What “RevOps Revenue at Risk” Actually Means in 

Revenue at risk is not just churn.

It includes:

  • Renewals with declining product usage
  • Open high-severity support tickets close to renewal
  • Accounts with unpaid invoices or repeated billing disputes
  • Multi-product customers only using one module
  • Sales expansions that stall during contracting

In most companies, these signals are handled in separate lanes. Support manages tickets. Billing focuses on collections. Customer success tracks health scores in a separate tool. Sales owns renewals and expansions inside the CRM.

Finance, however, looks only at realized revenue versus planned revenue.

If your HubSpot forecast shows a $500,000 renewal next quarter, but the account has three open disputes, declining adoption of core features, and a 45-day average ticket resolution time, that entire $500,000 is at risk. Even if the deal stage says 90 percent probability.

RevOps revenue at risk is the portion of your future committed or forecasted revenue that exhibits measurable instability within your systems.

Your responsibility is to identify that instability before your forecast is questioned.

Why Revenue Risk Hides in Plain Sight

You likely already track:

Those metrics matter. But they are lagging indicators.

By the time churn appears in your revenue reports, the account is already gone.
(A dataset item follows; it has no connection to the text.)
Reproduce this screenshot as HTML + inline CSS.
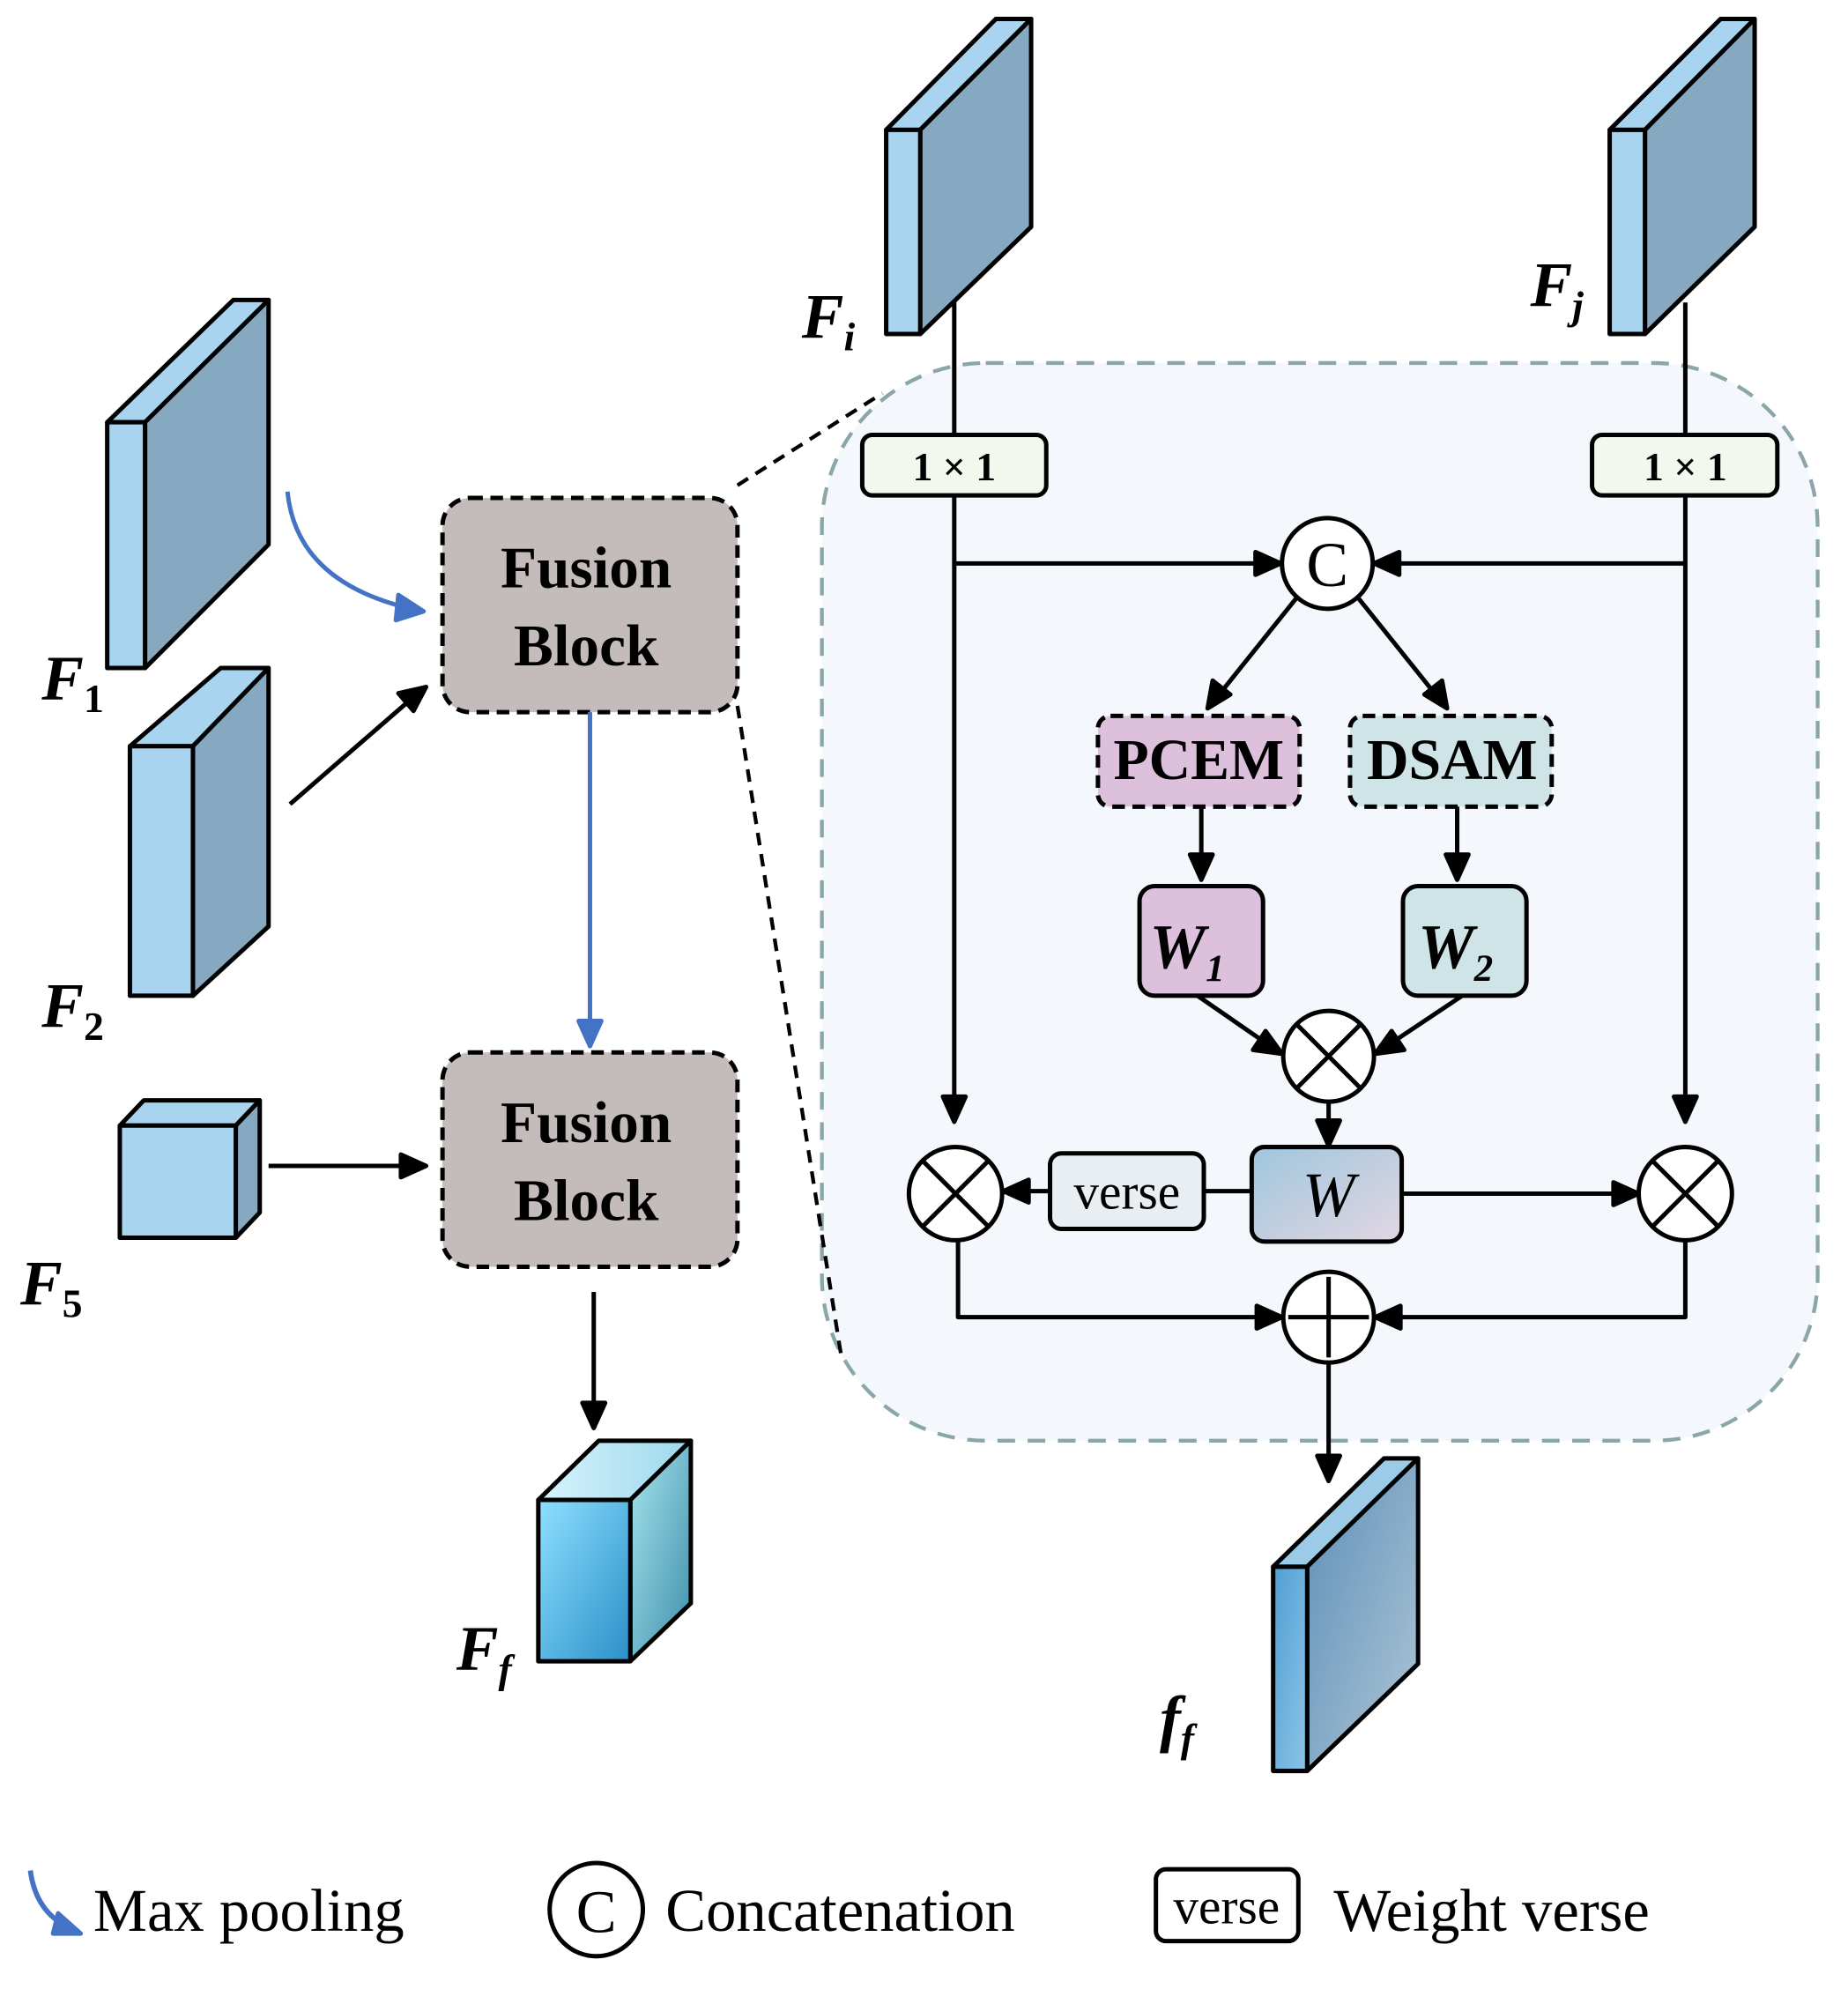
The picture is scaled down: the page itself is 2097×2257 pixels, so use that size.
<!DOCTYPE html>
<html><head><meta charset="utf-8"><style>
html,body{margin:0;padding:0;background:#fff}
svg{display:block}
text{font-family:"Liberation Serif",serif}
</style></head><body>
<svg width="2097" height="2257" viewBox="0 0 1466 1578" xmlns="http://www.w3.org/2000/svg">
<defs>
<linearGradient id="wg" x1="0" y1="0" x2="1" y2="1"><stop offset="0" stop-color="#9fc6dd"/><stop offset="1" stop-color="#e2d6e2"/></linearGradient>
<linearGradient id="cf" x1="0" y1="0" x2="1" y2="1"><stop offset="0" stop-color="#8fe0ff"/><stop offset="1" stop-color="#2a8fc8"/></linearGradient>
<linearGradient id="cs" x1="0" y1="0" x2="1" y2="1"><stop offset="0" stop-color="#a8e6ee"/><stop offset="1" stop-color="#3d8eaa"/></linearGradient>
<linearGradient id="ct" x1="0" y1="0" x2="1" y2="0"><stop offset="0" stop-color="#d8f4fc"/><stop offset="1" stop-color="#9cd8ec"/></linearGradient>
<linearGradient id="ff" x1="0" y1="0" x2="1" y2="1"><stop offset="0" stop-color="#4f9fd4"/><stop offset="1" stop-color="#8ec4e6"/></linearGradient>
<linearGradient id="fs" x1="0" y1="0" x2="1" y2="1"><stop offset="0" stop-color="#5b8fb8"/><stop offset="1" stop-color="#b0c6d6"/></linearGradient>
</defs>
<g stroke="#000" stroke-width="3.5" stroke-linejoin="round">
<rect x="652" y="288" width="790" height="855" rx="130" fill="#f4f8fc" stroke="#8aa6a8" stroke-width="3" stroke-dasharray="14 10"/>
<line x1="585" y1="385" x2="700" y2="312" stroke-dasharray="10 7" stroke-width="3"/>
<line x1="585" y1="560" x2="668" y2="1080" stroke-dasharray="10 7" stroke-width="3"/>
<polygon points="85,335 185,238 213,238 115,335" fill="#a8d4f0"/>
<polygon points="115,335 213,238 213,432 115,530" fill="#86a8c0"/>
<rect x="85" y="335" width="30" height="195" fill="#a8d4f0"/>
<polygon points="103,592 175,530 213,530 153,592" fill="#a8d4f0"/>
<polygon points="153,592 213,530 213,735 153,790" fill="#86a8c0"/>
<rect x="103" y="592" width="50" height="198" fill="#a8d4f0"/>
<polygon points="95,893 114,873 206,873 187,893" fill="#a8d4f0"/>
<polygon points="187,893 206,873 206,962 187,982" fill="#86a8c0"/>
<rect x="95" y="893" width="92" height="89" fill="#a8d4f0"/>
<polygon points="427,1190 475,1143 548,1143 500,1190" fill="url(#ct)"/>
<polygon points="500,1190 548,1143 548,1272 500,1318" fill="url(#cs)"/>
<rect x="427" y="1190" width="73" height="128" fill="url(#cf)"/>
<polygon points="703,103 790,15 818,15 730,103" fill="#a8d4f0"/>
<polygon points="730,103 818,15 818,180 730,265" fill="#86a8c0"/>
<rect x="703" y="103" width="27" height="162" fill="#a8d4f0"/>
<polygon points="1277,103 1365,15 1392,15 1305,103" fill="#a8d4f0"/>
<polygon points="1305,103 1392,15 1392,180 1305,265" fill="#86a8c0"/>
<rect x="1277" y="103" width="28" height="162" fill="#a8d4f0"/>
<polygon points="1010,1243 1098,1157 1125,1157 1037,1243" fill="#9ccbe8"/>
<polygon points="1037,1243 1125,1157 1125,1320 1037,1405" fill="url(#fs)"/>
<rect x="1010" y="1243" width="27" height="162" fill="url(#ff)"/>
<rect x="351" y="395" width="234" height="170" rx="22" fill="#c4bcba" stroke-dasharray="10 6"/>
<rect x="351" y="835" width="234" height="170" rx="22" fill="#c4bcba" stroke-dasharray="10 6"/>
<path d="M228,390 Q235,460 322,482" fill="none" stroke="#4472c4"/>
<polygon points="336,485 316,472 314,492" fill="#4472c4" stroke="#4472c4"/>
<line x1="230" y1="638" x2="328" y2="553"/><polygon points="338,545 316,550 328,564" fill="#000"/>
<line x1="468" y1="565" x2="468" y2="812" stroke="#4472c4"/><polygon points="468,830 459,810 477,810" fill="#4472c4" stroke="#4472c4"/>
<line x1="213" y1="925" x2="320" y2="925"/><polygon points="338,925 318,916 318,934" fill="#000"/>
<line x1="471" y1="1025" x2="471" y2="1115"/><polygon points="471,1133 462,1113 480,1113" fill="#000"/>
<line x1="757" y1="240" x2="757" y2="872"/><polygon points="757,890 748,870 766,870" fill="#000"/>
<line x1="1337" y1="240" x2="1337" y2="872"/><polygon points="1337,890 1328,870 1346,870" fill="#000"/>
<rect x="684" y="345" width="146" height="48" rx="8" fill="#f2f8ee"/>
<rect x="1263" y="345" width="147" height="48" rx="8" fill="#f2f8ee"/>
<line x1="757" y1="447" x2="1000" y2="447"/><polygon points="1016,447 996,438 996,456" fill="#000"/>
<line x1="1337" y1="447" x2="1106" y2="447"/><polygon points="1090,447 1110,438 1110,456" fill="#000"/>
<circle cx="1053" cy="447" r="36" fill="#fff"/>
<line x1="1028" y1="475" x2="968" y2="550"/><polygon points="958,562 962,540 976,551" fill="#000"/>
<line x1="1078" y1="475" x2="1138" y2="550"/><polygon points="1148,562 1130,551 1144,540" fill="#000"/>
<rect x="871" y="568" width="160" height="72" rx="10" fill="#dcc0dc" stroke-dasharray="10 6"/>
<rect x="1071" y="568" width="160" height="72" rx="10" fill="#cfe4e6" stroke-dasharray="10 6"/>
<line x1="953" y1="640" x2="953" y2="682"/><polygon points="953,698 944,678 962,678" fill="#000"/>
<line x1="1156" y1="640" x2="1156" y2="682"/><polygon points="1156,698 1147,678 1165,678" fill="#000"/>
<rect x="904" y="703" width="98" height="87" rx="12" fill="#dcc0dc"/>
<rect x="1113" y="703" width="98" height="87" rx="12" fill="#cfe4e6"/>
<line x1="950" y1="790" x2="1005" y2="828"/><polygon points="1017,836 1004,818 994,833" fill="#000"/>
<line x1="1160" y1="790" x2="1103" y2="828"/><polygon points="1091,836 1114,833 1104,818" fill="#000"/>
<circle cx="1054" cy="838" r="36" fill="#fff"/>
<line x1="1029" y1="813" x2="1079" y2="863"/><line x1="1079" y1="813" x2="1029" y2="863"/>
<line x1="1054" y1="874" x2="1054" y2="893"/><polygon points="1054,909 1045,889 1063,889" fill="#000"/>
<line x1="955" y1="945" x2="993" y2="945"/>
<line x1="833" y1="945" x2="812" y2="945"/><polygon points="796,945 816,936 816,954" fill="#000"/>
<line x1="1112" y1="947" x2="1283" y2="947"/><polygon points="1300,947 1280,938 1280,956" fill="#000"/>
<rect x="833" y="915" width="122" height="60" rx="9" fill="#e8eef2"/>
<rect x="993" y="910" width="119" height="75" rx="10" fill="url(#wg)"/>
<circle cx="758" cy="947" r="37" fill="#fff"/>
<line x1="732" y1="921" x2="784" y2="973"/><line x1="784" y1="921" x2="732" y2="973"/>
<circle cx="1337" cy="947" r="37" fill="#fff"/>
<line x1="1311" y1="921" x2="1363" y2="973"/><line x1="1363" y1="921" x2="1311" y2="973"/>
<polyline points="760,984 760,1045 1000,1045" fill="none"/><polygon points="1017,1045 997,1036 997,1054" fill="#000"/>
<polyline points="1337,984 1337,1045 1108,1045" fill="none"/><polygon points="1091,1045 1111,1036 1111,1054" fill="#000"/>
<circle cx="1054" cy="1045" r="36" fill="#fff"/>
<line x1="1054" y1="1013" x2="1054" y2="1077"/><line x1="1022" y1="1045" x2="1086" y2="1045"/>
<line x1="1054" y1="1081" x2="1054" y2="1157"/><polygon points="1054,1175 1045,1155 1063,1155" fill="#000"/>
<path d="M24,1484 Q28,1515 52,1528" fill="none" stroke="#4472c4" stroke-width="4"/>
<polygon points="64,1534 46,1518 42,1534" fill="#4472c4" stroke="#4472c4"/>
<circle cx="473" cy="1515" r="37" fill="#fff"/>
<rect x="917" y="1483" width="113" height="57" rx="8" fill="#fff"/>
</g>
<g font-weight="bold" font-size="47" text-anchor="middle">
<text x="465" y="466">Fusion</text><text x="465" y="528">Block</text>
<text x="465" y="906">Fusion</text><text x="465" y="968">Block</text>
<text x="951" y="618" font-size="46">PCEM</text>
<text x="1152" y="618" font-size="46">DSAM</text>
<text x="757" y="381" font-size="32">1 × 1</text>
<text x="1337" y="381" font-size="32">1 × 1</text>
</g>
<text x="1053" y="465" font-size="50" text-anchor="middle">C</text>
<text x="894" y="959" font-size="40" text-anchor="middle">verse</text>
<text x="1054" y="965" font-size="50" font-style="italic" text-anchor="middle">W</text>
<g font-weight="bold" font-style="italic" font-size="50">
<text x="912" y="768">W<tspan font-size="30" dy="10">1</tspan></text>
<text x="1125" y="768">W<tspan font-size="30" dy="10">2</tspan></text>
<text x="33" y="555">F<tspan font-size="32" dy="10" font-style="normal">1</tspan></text>
<text x="33" y="815">F<tspan font-size="32" dy="10" font-style="normal">2</tspan></text>
<text x="16" y="1035">F<tspan font-size="32" dy="10" font-style="normal">5</tspan></text>
<text x="362" y="1325">F<tspan font-size="32" dy="10">f</tspan></text>
<text x="636" y="268">F<tspan font-size="32" dy="10">i</tspan></text>
<text x="1214" y="243">F<tspan font-size="32" dy="10">j</tspan></text>
<text x="920" y="1380">f<tspan font-size="32" dy="10">f</tspan></text>
</g>
<g font-size="48">
<text x="74" y="1532">Max pooling</text>
<text x="473" y="1533" text-anchor="middle">C</text>
<text x="528" y="1532">Concatenation</text>
<text x="973" y="1526" font-size="40" text-anchor="middle">verse</text>
<text x="1058" y="1532">Weight verse</text>
</g>
</svg>
</body></html>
By the time net revenue retention declines, the revenue gap is real. According to Bain & Company, increasing retention by 5 percent can boost profits by 25 percent to 95 percent, underscoring how costly late detection can be.

Revenue risk hides in leading indicators. And leading indicators usually sit outside traditional forecasting dashboards in HubSpot.

Three common blind spots:

1. CRM Optimism Bias

Opportunity stages rarely reflect true account risk. Sales teams hesitate to downgrade probabilities. Forecast categories stay green until deals are clearly lost.

You have likely seen renewals marked “Commit” simply because they are renewals. No one updates close dates. No one reduces deal amounts until negotiation forces the issue.

Your forecast looks clean. Your pipeline integrity is not.

2. Disconnected Customer Health Scores

Customer success often maintains a health score in a separate system. It may factor in usage, NPS, executive engagement, and ticket volume.

But if that score never flows into HubSpot deal dashboards tied to renewal ARR, finance never sees it. ARR is visible. Instability is not.

Without embedded health components inside revenue reporting, risk never influences probability weighting or forecast categories.

3. Billing Friction Is Treated as Back-Office Noise

Payment delays, credit holds, invoice errors, and disputed charges tend to live in QuickBooks or your ERP. They rarely sync back into your CRM in a structured way.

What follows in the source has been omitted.